Of those surveyed, 5.4% said they used both regulated and illegal operators in the UK, while 0.8% bet exclusively on illegal gambling sites. It pooled data from over 6,000 gamblers that play casino, bingo and sports betting online.
Treasury facing £335m in online gambling tax losses
Of those that play on both legal and illegal gambling sites, it found around 12% of their wallet was spent with illegal operators, totalling £2bn a year. Those that exclusively used illegal sites spent £695m annually. This could amount to tax losses of up to £335m over the course of a five-year Parliament, the report warned.
Awareness of the black market is significant as the data suggests 15% of gamblers have heard of at least one illegal brand.
Social media was the most common channel for black market advertising, as 22% of respondents had seen ads across various social media apps. Sports sponsorships and other online adverts both had 13% of the vote, with streaming platforms and affiliates at 10% and 9% respectively.
Intelligence platform Yield Sec, which tracks black market gambling globally, found illegal gambling ads were prolific throughout illegal streams of the Olympic Games. Up to 46% of all illegal streams featured these ads.
Betting illegally in-person could add an additional £1.6bn in black market stakes, the report claims, as 4.4% of respondents admitted to gambling illegally in person.
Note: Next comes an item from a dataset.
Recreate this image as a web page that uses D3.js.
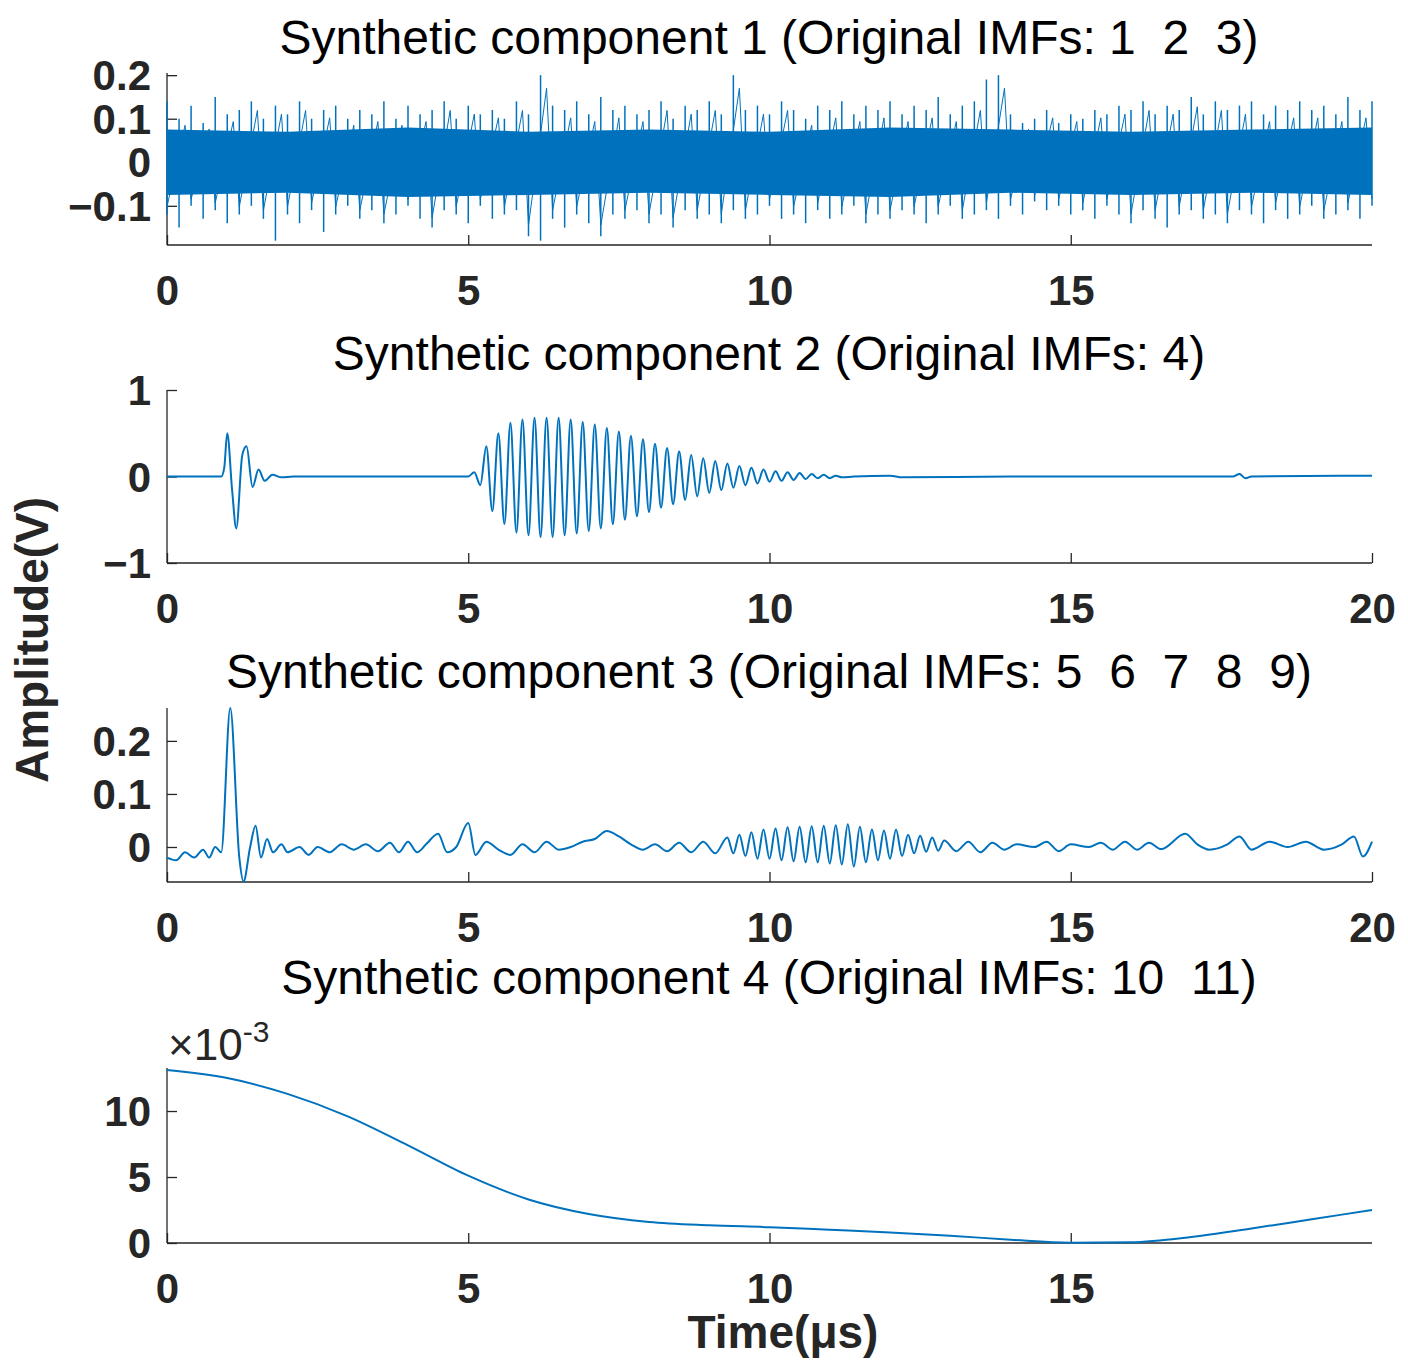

Better bonuses enticing players to illegal gambling
When asked what enticed them to use illegal sites, the majority of Frontier Economics’ sample highlighted bonuses and free bets (35%). This was closely followed by ‘ease of setting up an account at 32% and more flexible payment options and better odds, both with 30%.
By age, the younger demographics were more likely to be familiar with black market brands, as an overwhelming 38% of those that could name a brand were aged 18 to 24. The percentage drops as the age increases to 75+. Only 3.6% of this age group could name a brand.
A similar trend was shown for those that actually bet via illegal sites. The 18 to 24 year olds made up 16% and the percentage dropped for each subsequent age group.
Looking at the methodology, the data likely does not represent the true scale of the black market as it includes players that use “less visible and potentially unregulated channels” to bet, including an online VPN, which could be used for privacy rather than accessing illegal sites.
VPN use high among respondents
Breaking down how those surveyed gambled online author Frontier Economics found 5.8% said they used a VPN, while 2.9% only named black market operators in their answers and 2.9% said they only gambled via social media or messaging apps. With this information it is difficult to definitively determine whether a player is gambling via illegal channels.
However, Frontier Economics said they had scaled down their estimates as the survey over-sampled high staking players.
The BGC said the survey’s results were shocking and exposed “the unnerving true scale of the growing, unsafe, unregulated gambling black market”
It called for tougher enforcement against the black market as the government and regulator “risked sleepwalking into the issue.”
“Simply giving the GC [UK Gambling Commission] more powers and more resources to tackle the black market won’t in itself, work. Enforcement is only part of the solution,” it said.